Try values of C = [0.1, 1, 3], degree = [4, 5, 6], and gamma = [0.1, 0.5].
• SVM with RBF Kernel. (Similar to above).
Try values of C = [0.1, 0.5, 1, 5, 10, 50, 100] and gamma = [0.1, 0.5, 1, 3, 6, 10].
• Logistic Regression. (Similar to above).
Try values of C = [0.1, 0.5, 1, 5, 10, 50, 100].
• k-Nearest Neighbors. (Similar to above).
Try values of n_neighbors = [1, 2, 3, ..., 50] and leaf_size = [5, 10, 15, ..., 60].
• Decision Trees. (Similar to above).
Try values of max_depth = [1, 2, 3, ..., 50] and min_samples_split = [2, 3, 4, ..., 10].
• Random Forest. (Similar to above).
Try values of max_depth = [1, 2, 3, ..., 50] and min_samples_split = [2, 3, 4, ..., 10].
What To Submit. problem2.py or problem2_3.py along with output3.csv (for an example
see output3.csv).

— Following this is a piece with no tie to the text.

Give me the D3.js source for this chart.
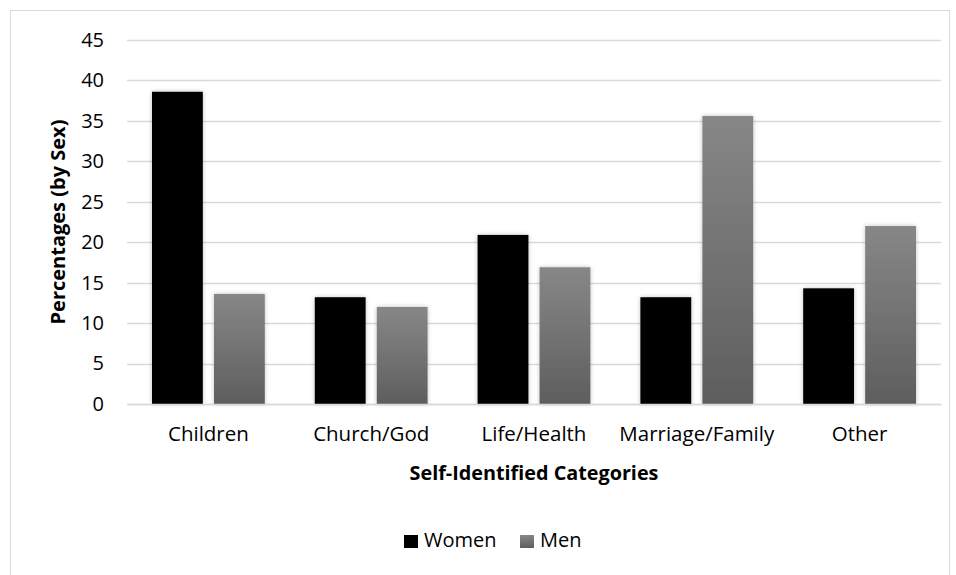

The output3.csv file should contain an entry for each of the seven methods
used. For each method, print a comma-separated list as shown in the example, including
the method name, best score, and test score, expressed with as many decimal places as you
please. There may be more than one way to implement a certain method, and we will
allow for small variations in output you may encounter depending on the specific functions
you decide to use.
Optional (0 pts). To visualize the result of each case of classification method, you can
use matplotlib to output an image containing the data points and boundaries of each
method. An example output showing the result of SVM with RBF kernel is shown above for
reference.
We do not recommend using any third-party libraries and packages beyond
numpy, matplotlib, and scikit-learn. For the purposes of this project, the standard Python
library and the aforementioned packages should be more than sufficient.